Quizás deberían instaurar un premio Nobel de medicina a las especies
animales que han contribuido con su sacrificio a acrecentar el conocimiento y
saber humanos. La primera concesión por la que me inclino sería la mosca del
vinagre o mosca de la fruta o Droshophila Melanogaster.
En
tiempos del biólogo T.H. Morgan de la Universidad de Columbia, a principios del siglo
XX, los cruzamientos de una mutante de ojos blancos con las de ojos rojos y el
examen de los resultados en las dos generaciones sucesivas (incluyendo el cruce
de la de ojos blancos con sus nietos), determinó la localización del gen
responsable del color de los ojos, situándolo en el cromosoma sexual X, de los
cuatro pares que posee. Confirmó a su vez la hipótesis de Walter Sutton sobre
que los genes estaban localizados en los cromosomas.
Años después un colaborador de T.H. Morgan, el biólogo H.J. Muller,
aceleró con Rayos X la tasa de mutaciones en la Drosophila , variando
otros caracteres como el tamaño de las alas, de las antenas, de las patas, y
observando cómo se trasmitían en sucesivos cruzamientos. La conclusión fue el
establecimiento de grupos de ligamento, es decir, grupos de genes que tienden a
estar unidos al encontrarse en el mismo cromosoma. También estos experimentos
derivaron en el concepto de recombinación, es decir, del intercambio de
fragmentos de cromosomas homólogos durante el emparejamiento en el trascurso de
la división celular. Y A.H. Sturtevant, comparando porcentajes de las
recombinaciones, obtuvo la distancia entre sí de los distintos genes,
elaborando los primeros mapas de cromosomas.

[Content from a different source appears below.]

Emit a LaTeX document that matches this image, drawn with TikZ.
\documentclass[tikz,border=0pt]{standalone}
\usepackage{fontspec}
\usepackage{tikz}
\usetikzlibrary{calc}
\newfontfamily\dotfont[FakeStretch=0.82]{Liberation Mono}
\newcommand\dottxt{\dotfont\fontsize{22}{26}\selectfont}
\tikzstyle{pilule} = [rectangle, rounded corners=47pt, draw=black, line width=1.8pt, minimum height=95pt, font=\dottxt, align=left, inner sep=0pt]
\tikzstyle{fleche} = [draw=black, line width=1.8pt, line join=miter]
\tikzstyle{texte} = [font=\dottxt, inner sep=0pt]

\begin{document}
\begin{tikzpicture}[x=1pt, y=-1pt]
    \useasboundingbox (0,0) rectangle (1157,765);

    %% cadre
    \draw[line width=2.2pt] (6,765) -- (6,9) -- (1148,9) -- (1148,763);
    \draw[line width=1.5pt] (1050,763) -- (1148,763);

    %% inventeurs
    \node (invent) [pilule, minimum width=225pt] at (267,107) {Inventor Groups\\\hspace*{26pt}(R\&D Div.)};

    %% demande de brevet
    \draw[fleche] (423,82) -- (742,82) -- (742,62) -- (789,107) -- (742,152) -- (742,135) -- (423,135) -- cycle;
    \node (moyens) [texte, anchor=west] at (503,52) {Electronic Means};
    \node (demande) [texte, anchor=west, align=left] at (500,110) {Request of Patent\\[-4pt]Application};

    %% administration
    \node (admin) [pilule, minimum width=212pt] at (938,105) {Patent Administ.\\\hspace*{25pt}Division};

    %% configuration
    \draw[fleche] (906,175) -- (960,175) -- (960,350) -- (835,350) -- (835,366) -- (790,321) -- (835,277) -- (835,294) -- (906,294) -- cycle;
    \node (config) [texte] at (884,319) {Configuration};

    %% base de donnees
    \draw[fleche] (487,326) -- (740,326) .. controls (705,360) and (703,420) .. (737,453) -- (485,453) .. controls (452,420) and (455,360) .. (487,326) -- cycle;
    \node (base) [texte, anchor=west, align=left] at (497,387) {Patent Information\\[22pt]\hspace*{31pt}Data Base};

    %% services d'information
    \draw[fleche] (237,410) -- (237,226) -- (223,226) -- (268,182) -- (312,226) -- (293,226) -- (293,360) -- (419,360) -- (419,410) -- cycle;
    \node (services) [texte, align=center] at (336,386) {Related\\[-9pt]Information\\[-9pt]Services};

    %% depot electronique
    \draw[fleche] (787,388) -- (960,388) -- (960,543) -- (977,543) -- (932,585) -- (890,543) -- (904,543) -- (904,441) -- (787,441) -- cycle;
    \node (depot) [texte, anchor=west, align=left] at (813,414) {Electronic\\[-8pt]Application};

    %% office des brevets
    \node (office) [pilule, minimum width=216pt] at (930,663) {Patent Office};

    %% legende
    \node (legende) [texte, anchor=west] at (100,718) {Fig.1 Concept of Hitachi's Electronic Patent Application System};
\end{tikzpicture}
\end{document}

La mosca del vinagre no ha interrumpido su sacrificada contribución al
saber humano (vive escasamente dos semanas, hablamos pues de más de dos mil
generaciones desde aquellos primeros años), en particular en el estudio de
enfermedades neurodegenerativas como el Parkinson, el síndrome de Huntington,
ataxia espinocerebelosa, Alzheimer, distrofia miotónica…, lo cual lo ha
propiciado el que el 75 % de nuestro genoma vinculado a dichas enfermedades
tenga su homólogo en el genoma de la Drosophila.
La contribución más reciente sigue la línea de la publicación en el año
2006 en la revista Nature de un artículo a cargo del profesor de Neurobiología
y Fisiología de la
Universidad del Noroeste, en Evanston (Illinois, USA), Ravi
Allada, en donde demostraba las similitudes de las dos especies con respecto al
sueño. Ambas lo usamos para consolidar lo aprendido durante el día, para guardarlo
en la memoria. La región cerebral encargada del control del sueño está
íntimamente ligada en ambos casos con la del aprendizaje y la memorización.
Además hay en común que si su descanso nocturno no llega a las diez
horas, necesita reponerlo durmiendo más. Y si por cualquier causa el sueño es
interrumpido abruptamente, debido entonces a la alteración imprevista de la
actividad eléctrica de baja frecuencia en que se mantiene el cerebro durante
dicho lapso, parecen como atontadas. Al igual que los humanos, que como nos
corten el sueño nos despertamos aturdidos y de muy mala leche.